The Defra ELMs consultation has gone live again and the discussion document is open to feedback until 31 July: share your views here. The department will also be running six interactive online seminars for farmers, foresters and land managers in England to discuss what the proposals mean for stakeholders. Find dates and register here.
The Soil Association are also running webinars to guide livestock farmers in the South West on the immediate changes to CAP: including proposed changes to farm payments, ELMs, public money for public goods and ways to boost resilience.
The Soil Association and National Trust have highlighted potential ‘shifting goalposts’ in terms of the language and inclusion of environmental priorities within ELMs, and have voiced their concerns in a blog for Wildlife & Countryside Link.
Researchers have created a model that can predict annual soil respiration in different parts of the world based on air temperature for each region. The method has been suggested as a cheaper, more efficient way to estimate soil respiration and carbon flux.
Scientists modelled carbon dynamics driven by microbes in soils exposed to drying and rewetting, finding that both dry and moist periods along with rewetting events shape microbial responses and identifying the mechanisms that govern microbial responses to moisture changes.
65,000 farmers in Nepal, 40% of which are women, are benefitting from the Agronomy and Seed Scaling project which has improved nutrition, incomes and soil health via the humble mung bean. Planting beans during the rice crop’s fallow period has been show to increase soil fertility and crop productivity by 25%.
The World Food Prize has been given to ‘a trailblazer in soil science’, Professor Rattan Lal, in recognition of his efforts to develop and mainstream a soil-centric approach to increasing food production whilst conserving natural resources and mitigating climate change.
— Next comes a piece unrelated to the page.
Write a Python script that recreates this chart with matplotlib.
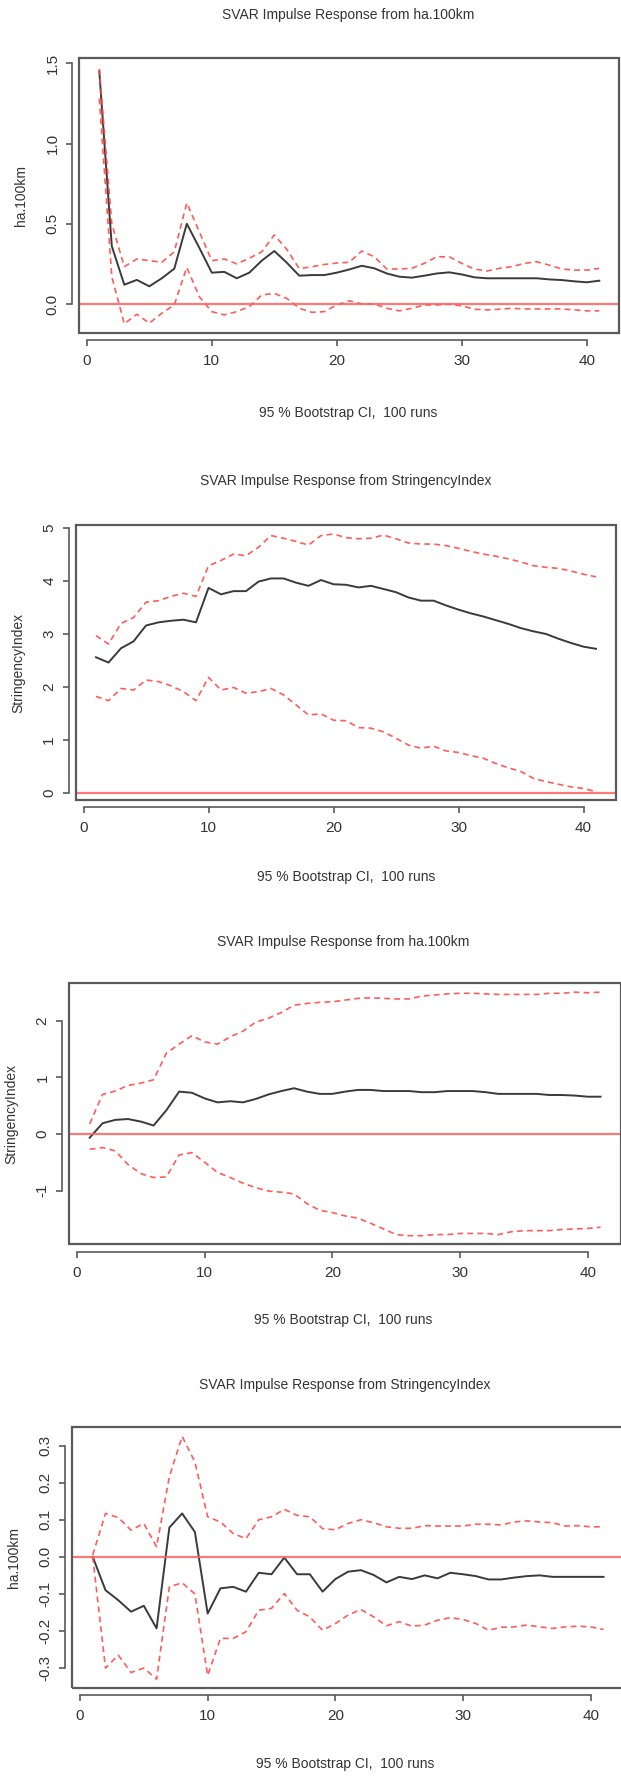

More detail on his work and ideas here.
The Australian Future Directions International has produced a short paper on the problem of carbon dioxide build-up and climate change, the process of soil carbon sequestration, and the benefits of carbon-rich soils for farmers and consumers.
There has been anger in an Indian village as men were caught extracting and stealing soil from a river bank, thought to be intended for brick kilns on the other side. Soil extraction erodes the embankment, putting farmland and homes at risk of flooding – as happened earlier this year.